以上の参考例及び実施例から、本発明の非晶質な構造のジルコニウム水和酸化物が4価、6価いずれのセレンに対しても高い吸着性能を有すること、又このジルコニウム粉末を樹脂で担持造粒させた多孔質な球状造粒体は、セレン吸着剤としてカラム吸着処理によりセレン含有水から高い処理倍率で0.1mg/Lの濃度以下にセレンを除去でき、更にアルカリで再生させることにより、繰返し吸着、再生が可能なことが明らかである。
本発明のセレン吸着剤は、4価、6価の何れにも高い吸着性能を有し、吸着セレンはアルカリにより容易に溶離され、繰返し吸着、再生使用が出来るため、セレン含有廃水からのセレンの除去、回収方法として有効であり、特に、産業廃水、地下水などに含有するセレンの除去方法として好適に利用できる。
本発明に使用する非晶質ジルコニウム水和酸化物のX線回折ピーク図 対比例である結晶質ジルコニウムのX線回折ピーク図 本発明のセレン吸着剤の外観を示す顕微鏡写真 本発明のセレン吸着剤の割断面を示す顕微鏡写真 本発明のセレン吸着剤による4価及び6価セレンの吸着等温線図 本発明の吸着剤を充填したカラムにpHの異なるセレン含有水を通水した吸着破過曲線図 本発明の吸着剤を充填したカラムにセレン価数の異なるセレン含有水を通水した吸着破過曲線図

Claims (8)

  1. 親水性有機高分子材料に非晶質な構造を持ったジルコニウム水和酸化物を担持させて成るセレン吸着剤。
  2. 該ジルコニウム水和酸化物の熱減量が10〜20重量%の粉末であることを特徴とする請求項1に記載のセレン吸着剤。
  3. 前記の親水性有機高分子材料がビニルアルコール系樹脂である請求項1又は2に記載のセレン吸着剤。

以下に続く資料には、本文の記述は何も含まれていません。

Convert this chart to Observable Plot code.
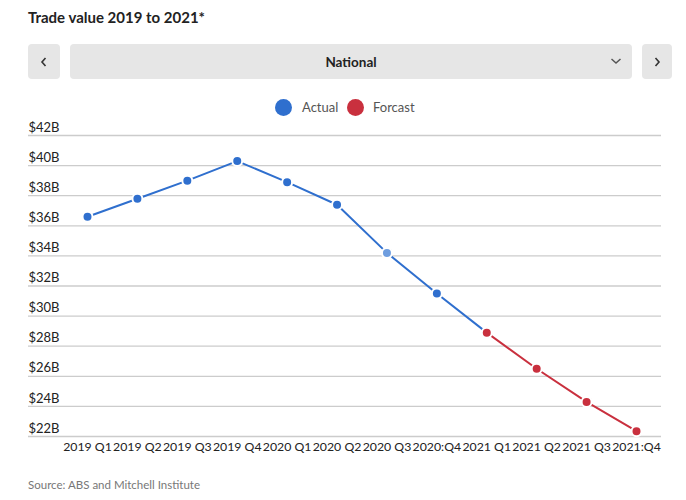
<!DOCTYPE html>
<html>
<head>
<meta charset="utf-8">
<script src="https://cdn.jsdelivr.net/npm/d3@7"></script>
<script src="https://cdn.jsdelivr.net/npm/@observablehq/plot@0.6"></script>
<style>
  html, body { margin: 0; padding: 0; background: #fff; }
  body { width: 686px; height: 500px; position: relative; overflow: hidden; font-family: Lato, sans-serif; }
  .title { position: absolute; left: 28px; top: 8px; font-family: Lato, sans-serif; font-weight: 700; font-size: 15px; color: #222; }
  .btn { position: absolute; top: 44px; height: 35px; background: #e6e6e6; border-radius: 4px; display: flex; align-items: center; justify-content: center; color: #333; }
  .btn svg { display: block; }
  .sel { font-family: Lato, sans-serif; font-weight: 700; font-size: 13.5px; color: #222; }
  .legend { position: absolute; top: 98px; left: 0; width: 686px; height: 20px; font-size: 13px; color: #555; }
  .legend .sw { position: absolute; top: 1px; width: 17px; height: 17px; border-radius: 50%; }
  .legend .lb { position: absolute; top: 0px; line-height: 19px; }
  #chart { position: absolute; left: 0; top: 120px; }
  .source { position: absolute; left: 28px; top: 478px; font-size: 11.5px; color: #777; }
</style>
</head>
<body>
<div class="title">Trade value 2019 to 2021*</div>
<div class="btn" style="left:28px;width:32px;"><svg width="10" height="12" viewBox="0 0 10 12"><path d="M6.5 2 L3 6 L6.5 10" fill="none" stroke="#333" stroke-width="1.6"/></svg></div>
<div class="btn sel" style="left:70px;width:562px;">National</div>
<svg style="position:absolute;left:609px;top:55px;" width="14" height="12" viewBox="0 0 14 12"><path d="M2.5 4 L7 8 L11.5 4" fill="none" stroke="#555" stroke-width="1.5"/></svg>
<div class="btn" style="left:642px;width:30px;"><svg width="10" height="12" viewBox="0 0 10 12"><path d="M3.5 2 L7 6 L3.5 10" fill="none" stroke="#333" stroke-width="1.6"/></svg></div>
<div class="legend">
  <div class="sw" style="left:275px;background:#2f6fce;"></div><div class="lb" style="left:302px;">Actual</div>
  <div class="sw" style="left:347px;background:#c9303e;"></div><div class="lb" style="left:373px;">Forcast</div>
</div>
<div id="chart"></div>
<div class="source">Source: ABS and Mitchell Institute</div>
<script>
const quarters = ["2019 Q1","2019 Q2","2019 Q3","2019 Q4","2020 Q1","2020 Q2","2020 Q3","2020:Q4","2021 Q1","2021 Q2","2021 Q3","2021:Q4"];
const values = [36.6, 37.8, 39.0, 40.3, 38.9, 37.4, 34.2, 31.5, 28.9, 26.5, 24.3, 22.35];
const kinds = ["Actual","Actual","Actual","Actual","Actual","Actual","Actual","Actual","Forcast","Forcast","Forcast","Forcast"];
const highlighted = "2020 Q3";
const yTicks = [22, 24, 26, 28, 30, 32, 34, 36, 38, 40, 42];

const blue = "#2f6fce", red = "#c9303e", lightBlue = "#6e9ddf";
const data = quarters.map((q, i) => ({q, v: values[i], kind: kinds[i]}));
const firstForecast = kinds.indexOf("Forcast");
const actualLine = data.slice(0, firstForecast + 1);
const forecastLine = data.slice(firstForecast);

const chart = Plot.plot({
  width: 686,
  height: 345,
  marginLeft: 28,
  marginRight: 25,
  marginTop: 15,
  marginBottom: 29,
  style: {fontFamily: "Lato, sans-serif", fontSize: "12px", color: "#222", background: "transparent"},
  x: {type: "point", domain: quarters, range: [87, 636], padding: 0, round: false, label: null},
  y: {domain: [22, 42], label: null},
  marks: [
    Plot.ruleY(yTicks, {stroke: "#cccccc", strokeWidth: 1.3}),
    Plot.axisY({ticks: yTicks, tickSize: 0, tickPadding: 0, textAnchor: "start", dy: -8, tickFormat: d => `$${d}B`, fill: "#222", fontSize: 13}),
    Plot.axisX({tickSize: 0, tickPadding: 6, fill: "#222", fontSize: 12.3}),
    Plot.line(actualLine, {x: "q", y: "v", stroke: blue, strokeWidth: 2}),
    Plot.line(forecastLine, {x: "q", y: "v", stroke: red, strokeWidth: 2}),
    Plot.dot(data, {x: "q", y: "v", r: 5, fill: d => d.q === highlighted ? lightBlue : (d.kind === "Actual" ? blue : red), stroke: "#fff", strokeWidth: 2})
  ]
});
document.getElementById("chart").appendChild(chart);
</script>
</body>
</html>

  4. 前記のセレン吸着剤は親水性有機高分子材料の多孔質膜で覆われたジルコニウム水和酸化物の球状粒子であり、該粒子が平均粒子径0.4〜1.0mm、空隙率40〜70容積%及び粒子内部に多数の微細な筋状空隙を有することを特徴とする請求項1〜3のいずれか一項に記載のセレン吸着剤。
  5. 前記のジルコニウム水和酸化物の担持量が該ジルコニウム水和酸化物と前記の親水性有機高分子材料を合わせた全体重量の90〜60重量%であることを特徴とする請求項1〜4のいずれか一項に記載のセレン吸着剤。
  6. 請求項1〜5のいずれかに記載のセレン吸着剤を充填した塔に4価及び又は6価のセレン含有水を通水することでセレンを吸着分離させることを特徴とするセレンの吸着除方法。
  7. 請求項6に記載のセレン含有水のpHを2.0〜4.0に調整して通水することを特徴とするセレンの吸着除去法。
  8. 請求項6又は7に記載のセレンを吸着させた充填塔にアルカリ液を通水させてセレンを溶離させ、セレンの濃縮液として回収することを特徴とするセレンの回収方法。